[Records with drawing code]
═══
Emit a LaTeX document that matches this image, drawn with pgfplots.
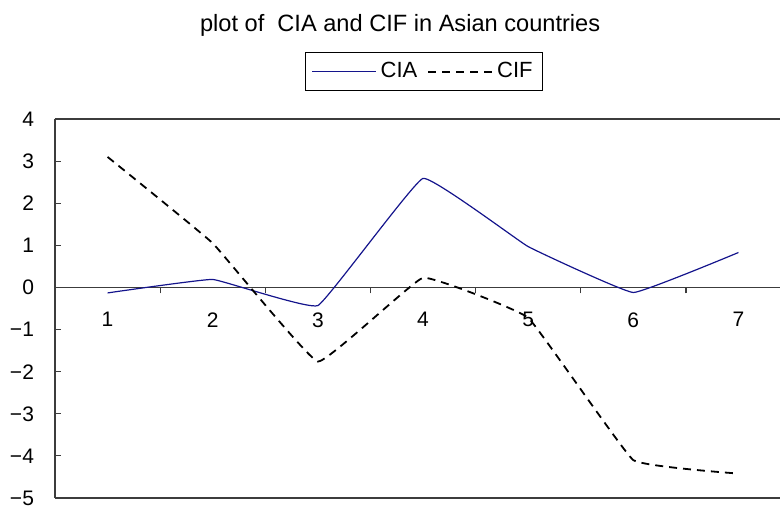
\documentclass[border=0pt]{standalone}
\usepackage{pgfplots}
\pgfplotsset{compat=1.18}
\usepackage{fontspec}
\setmainfont{Liberation Sans}
\definecolor{ciablue}{RGB}{20,20,140}
\definecolor{axgray}{RGB}{60,60,60}
\begin{document}
\begin{tikzpicture}
\useasboundingbox (0,0) rectangle (390pt,256pt);
\begin{axis}[
  at={(27.5pt,7pt)}, anchor=south west,
  scale only axis, width=362.5pt, height=189.5pt,
  xmin=0.5, xmax=7.395, ymin=-5, ymax=4,
  clip=false,
  axis x line=middle, axis y line=left,
  axis line style={-, axgray, line width=0.7pt},
  tick style={axgray, line width=0.6pt},
  ytick={-5,...,4},
  yticklabels={−5,−4,−3,−2,−1,0,1,2,3,4},
  ytick align=inside, major tick length=3pt,
  yticklabel style={anchor=east, xshift=-7pt},
  xtick={1.5,2.5,3.5,4.5,5.5,6.5}, xticklabels={},
  xtick align=outside,
  extra x ticks={1,2,3,4,5,6,7},
  extra x tick labels={1,2,3,4,5,6,7},
  extra x tick style={major tick length=0pt, xticklabel style={yshift=-9pt}},
  every tick label/.append style={font=\fontsize{10.5}{12}\selectfont, text=black},
  legend columns=2,
  legend style={at={(0.509,1.125)}, anchor=center, draw=black, line width=0.6pt,
    font=\fontsize{11}{13}\selectfont, inner sep=3pt,
    /tikz/every even column/.append style={column sep=3pt}},
  legend image code/.code={\draw[#1] (0pt,0pt) -- (32pt,0pt);},
]
\addplot[ciablue, line width=0.6pt, smooth, tension=0.15] coordinates {
 (1,-0.13) (2,0.19) (3,-0.43) (4,2.59) (5,0.97) (6,-0.12) (7,0.83)};
\addlegendentry{CIA}
\addplot[black, line width=0.9pt, dash pattern=on 4pt off 3pt, smooth, tension=0.15] coordinates {
 (1,3.1) (2,1.05) (3,-1.76) (4,0.23) (5,-0.72) (6,-4.1) (7,-4.42)};
\addlegendentry{CIF}
\draw[axgray, line width=0.7pt] (rel axis cs:0,1) -- (rel axis cs:1,1);
\draw[axgray, line width=0.7pt] (rel axis cs:0,0) -- (rel axis cs:1,0);
\node[font=\fontsize{11.8}{14}\selectfont] at (rel axis cs:0.476,1.248) {plot of \ CIA and CIF in Asian countries};
\end{axis}
\end{tikzpicture}
\end{document}
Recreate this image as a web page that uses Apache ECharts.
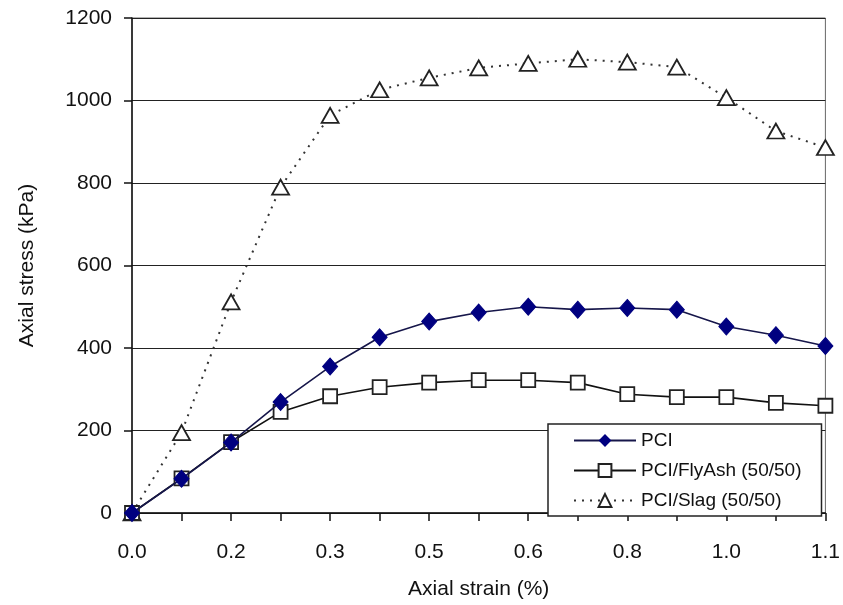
<!DOCTYPE html>
<html style="height: 100%">
<head>
    <meta charset="utf-8">
    <script type="text/javascript" src="https://cdn.jsdelivr.net/npm/echarts@6/dist/echarts.min.js"></script>
</head>
<body style="height: 100%; margin: 0; background: #fff">
<div id="container" style="width: 843px; height: 605px"></div>
<script type="text/javascript">
    // strain categories (only every other one is labelled, like the original)
    var strainLabels = ['0.0', '0.1', '0.2', '0.2', '0.3', '0.4', '0.5', '0.5', '0.6', '0.7', '0.8', '0.9', '1.0', '1.0', '1.1'];
    var pci = [0, 83, 171, 269, 355, 426, 464, 486, 500, 493, 497, 493, 452, 431, 405];
    var pciFlyAsh = [0, 84, 172, 245, 283, 305, 316, 322, 322, 316, 288, 281, 281, 267, 260];
    var pciSlag = [0, 195, 512, 790, 964, 1026, 1055, 1079, 1090, 1100, 1093, 1081, 1007, 926, 886];
    var yTicks = [0, 1200, 200];

    var dom = document.getElementById("container");
    var myChart = echarts.init(dom);
    var font = 'Liberation Sans, Arial, sans-serif';
    var option = {
        animation: false,
        backgroundColor: '#fff',
        grid: {
            left: 132, right: 17, top: 18, bottom: 83,
            show: true, borderColor: '#666', borderWidth: 1
        },
        legend: {
            orient: 'vertical',
            left: 548, top: 424,
            padding: [7, 20, 6, 25],
            itemGap: 11,
            itemWidth: 62,
            itemHeight: 16,
            borderColor: '#222',
            borderWidth: 1.5,
            backgroundColor: '#fff',
            textStyle: {fontFamily: font, fontSize: 19, color: '#111'},
            data: ['PCI', 'PCI/FlyAsh (50/50)', 'PCI/Slag (50/50)']
        },
        xAxis: {
            type: 'category',
            data: strainLabels,
            boundaryGap: false,
            name: 'Axial strain (%)',
            nameLocation: 'middle',
            nameGap: 66,
            nameTextStyle: {fontFamily: font, fontSize: 21, color: '#111'},
            axisLine: {lineStyle: {color: '#111', width: 1.5}},
            axisTick: {show: true, interval: 0, length: 8, lineStyle: {color: '#111', width: 1.5}},
            axisLabel: {interval: 1, fontFamily: font, fontSize: 21, color: '#111', margin: 29},
            splitLine: {show: false}
        },
        yAxis: {
            type: 'value',
            min: yTicks[0], max: yTicks[1], interval: yTicks[2],
            name: 'Axial stress (kPa)',
            nameLocation: 'middle',
            nameGap: 94,
            nameTextStyle: {fontFamily: font, fontSize: 21, color: '#111'},
            axisLine: {show: true, lineStyle: {color: '#111', width: 1.5}},
            axisTick: {show: true, length: 8, lineStyle: {color: '#111', width: 1.5}},
            axisLabel: {fontFamily: font, fontSize: 21, color: '#111', margin: 20,
                formatter: function (v) { return String(v); }},
            splitLine: {show: true, lineStyle: {color: '#222', width: 1.2}}
        },
        series: [
            {
                name: 'PCI',
                type: 'line',
                data: pci,
                symbol: 'diamond',
                symbolSize: [15, 17],
                lineStyle: {color: '#16164a', width: 1.6},
                itemStyle: {color: '#000080', borderColor: '#000080'},
                z: 4
            },
            {
                name: 'PCI/FlyAsh (50/50)',
                type: 'line',
                data: pciFlyAsh,
                symbol: 'rect',
                symbolSize: 14,
                lineStyle: {color: '#111', width: 1.6},
                itemStyle: {color: '#fff', borderColor: '#222', borderWidth: 1.8},
                z: 3
            },
            {
                name: 'PCI/Slag (50/50)',
                type: 'line',
                data: pciSlag,
                symbol: 'triangle',
                symbolSize: [17, 15],
                lineStyle: {color: '#333', width: 2, type: [2, 6]},
                itemStyle: {color: '#fff', borderColor: '#222', borderWidth: 1.8},
                z: 2
            }
        ]
    };
    myChart.setOption(option, true);
</script>
</body>
</html>
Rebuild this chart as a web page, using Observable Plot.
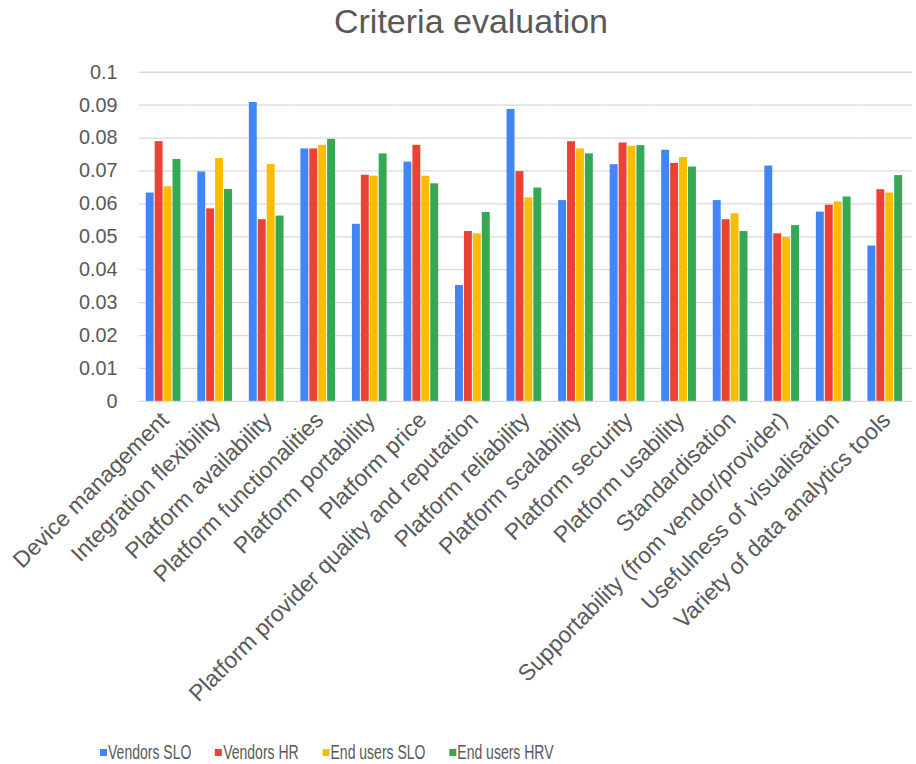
═══
SHORT PROBLEM: Extract the full listing exactly, with the pictures left out.

RESULT OF THIS EXERCISE:
Emit a LaTeX document that matches this image, drawn with pgfplots.
\documentclass[border=0pt]{standalone}
\usepackage{pgfplots}
\pgfplotsset{compat=1.18}
\usepackage{fontspec}
\setmainfont{Liberation Sans}
\definecolor{ciablue}{RGB}{20,20,140}
\definecolor{axgray}{RGB}{60,60,60}
\begin{document}
\begin{tikzpicture}
\useasboundingbox (0,0) rectangle (390pt,256pt);
\begin{axis}[
  at={(27.5pt,7pt)}, anchor=south west,
  scale only axis, width=362.5pt, height=189.5pt,
  xmin=0.5, xmax=7.395, ymin=-5, ymax=4,
  clip=false,
  axis x line=middle, axis y line=left,
  axis line style={-, axgray, line width=0.7pt},
  tick style={axgray, line width=0.6pt},
  ytick={-5,...,4},
  yticklabels={−5,−4,−3,−2,−1,0,1,2,3,4},
  ytick align=inside, major tick length=3pt,
  yticklabel style={anchor=east, xshift=-7pt},
  xtick={1.5,2.5,3.5,4.5,5.5,6.5}, xticklabels={},
  xtick align=outside,
  extra x ticks={1,2,3,4,5,6,7},
  extra x tick labels={1,2,3,4,5,6,7},
  extra x tick style={major tick length=0pt, xticklabel style={yshift=-9pt}},
  every tick label/.append style={font=\fontsize{10.5}{12}\selectfont, text=black},
  legend columns=2,
  legend style={at={(0.509,1.125)}, anchor=center, draw=black, line width=0.6pt,
    font=\fontsize{11}{13}\selectfont, inner sep=3pt,
    /tikz/every even column/.append style={column sep=3pt}},
  legend image code/.code={\draw[#1] (0pt,0pt) -- (32pt,0pt);},
]
\addplot[ciablue, line width=0.6pt, smooth, tension=0.15] coordinates {
 (1,-0.13) (2,0.19) (3,-0.43) (4,2.59) (5,0.97) (6,-0.12) (7,0.83)};
\addlegendentry{CIA}
\addplot[black, line width=0.9pt, dash pattern=on 4pt off 3pt, smooth, tension=0.15] coordinates {
 (1,3.1) (2,1.05) (3,-1.76) (4,0.23) (5,-0.72) (6,-4.1) (7,-4.42)};
\addlegendentry{CIF}
\draw[axgray, line width=0.7pt] (rel axis cs:0,1) -- (rel axis cs:1,1);
\draw[axgray, line width=0.7pt] (rel axis cs:0,0) -- (rel axis cs:1,0);
\node[font=\fontsize{11.8}{14}\selectfont] at (rel axis cs:0.476,1.248) {plot of \ CIA and CIF in Asian countries};
\end{axis}
\end{tikzpicture}
\end{document}
Recreate this image as a web page that uses Apache ECharts.
<!DOCTYPE html>
<html style="height: 100%">
<head>
    <meta charset="utf-8">
    <script type="text/javascript" src="https://cdn.jsdelivr.net/npm/echarts@6/dist/echarts.min.js"></script>
</head>
<body style="height: 100%; margin: 0; background: #fff">
<div id="container" style="width: 843px; height: 605px"></div>
<script type="text/javascript">
    // strain categories (only every other one is labelled, like the original)
    var strainLabels = ['0.0', '0.1', '0.2', '0.2', '0.3', '0.4', '0.5', '0.5', '0.6', '0.7', '0.8', '0.9', '1.0', '1.0', '1.1'];
    var pci = [0, 83, 171, 269, 355, 426, 464, 486, 500, 493, 497, 493, 452, 431, 405];
    var pciFlyAsh = [0, 84, 172, 245, 283, 305, 316, 322, 322, 316, 288, 281, 281, 267, 260];
    var pciSlag = [0, 195, 512, 790, 964, 1026, 1055, 1079, 1090, 1100, 1093, 1081, 1007, 926, 886];
    var yTicks = [0, 1200, 200];

    var dom = document.getElementById("container");
    var myChart = echarts.init(dom);
    var font = 'Liberation Sans, Arial, sans-serif';
    var option = {
        animation: false,
        backgroundColor: '#fff',
        grid: {
            left: 132, right: 17, top: 18, bottom: 83,
            show: true, borderColor: '#666', borderWidth: 1
        },
        legend: {
            orient: 'vertical',
            left: 548, top: 424,
            padding: [7, 20, 6, 25],
            itemGap: 11,
            itemWidth: 62,
            itemHeight: 16,
            borderColor: '#222',
            borderWidth: 1.5,
            backgroundColor: '#fff',
            textStyle: {fontFamily: font, fontSize: 19, color: '#111'},
            data: ['PCI', 'PCI/FlyAsh (50/50)', 'PCI/Slag (50/50)']
        },
        xAxis: {
            type: 'category',
            data: strainLabels,
            boundaryGap: false,
            name: 'Axial strain (%)',
            nameLocation: 'middle',
            nameGap: 66,
            nameTextStyle: {fontFamily: font, fontSize: 21, color: '#111'},
            axisLine: {lineStyle: {color: '#111', width: 1.5}},
            axisTick: {show: true, interval: 0, length: 8, lineStyle: {color: '#111', width: 1.5}},
            axisLabel: {interval: 1, fontFamily: font, fontSize: 21, color: '#111', margin: 29},
            splitLine: {show: false}
        },
        yAxis: {
            type: 'value',
            min: yTicks[0], max: yTicks[1], interval: yTicks[2],
            name: 'Axial stress (kPa)',
            nameLocation: 'middle',
            nameGap: 94,
            nameTextStyle: {fontFamily: font, fontSize: 21, color: '#111'},
            axisLine: {show: true, lineStyle: {color: '#111', width: 1.5}},
            axisTick: {show: true, length: 8, lineStyle: {color: '#111', width: 1.5}},
            axisLabel: {fontFamily: font, fontSize: 21, color: '#111', margin: 20,
                formatter: function (v) { return String(v); }},
            splitLine: {show: true, lineStyle: {color: '#222', width: 1.2}}
        },
        series: [
            {
                name: 'PCI',
                type: 'line',
                data: pci,
                symbol: 'diamond',
                symbolSize: [15, 17],
                lineStyle: {color: '#16164a', width: 1.6},
                itemStyle: {color: '#000080', borderColor: '#000080'},
                z: 4
            },
            {
                name: 'PCI/FlyAsh (50/50)',
                type: 'line',
                data: pciFlyAsh,
                symbol: 'rect',
                symbolSize: 14,
                lineStyle: {color: '#111', width: 1.6},
                itemStyle: {color: '#fff', borderColor: '#222', borderWidth: 1.8},
                z: 3
            },
            {
                name: 'PCI/Slag (50/50)',
                type: 'line',
                data: pciSlag,
                symbol: 'triangle',
                symbolSize: [17, 15],
                lineStyle: {color: '#333', width: 2, type: [2, 6]},
                itemStyle: {color: '#fff', borderColor: '#222', borderWidth: 1.8},
                z: 2
            }
        ]
    };
    myChart.setOption(option, true);
</script>
</body>
</html>
Rebuild this chart as a web page, using Observable Plot.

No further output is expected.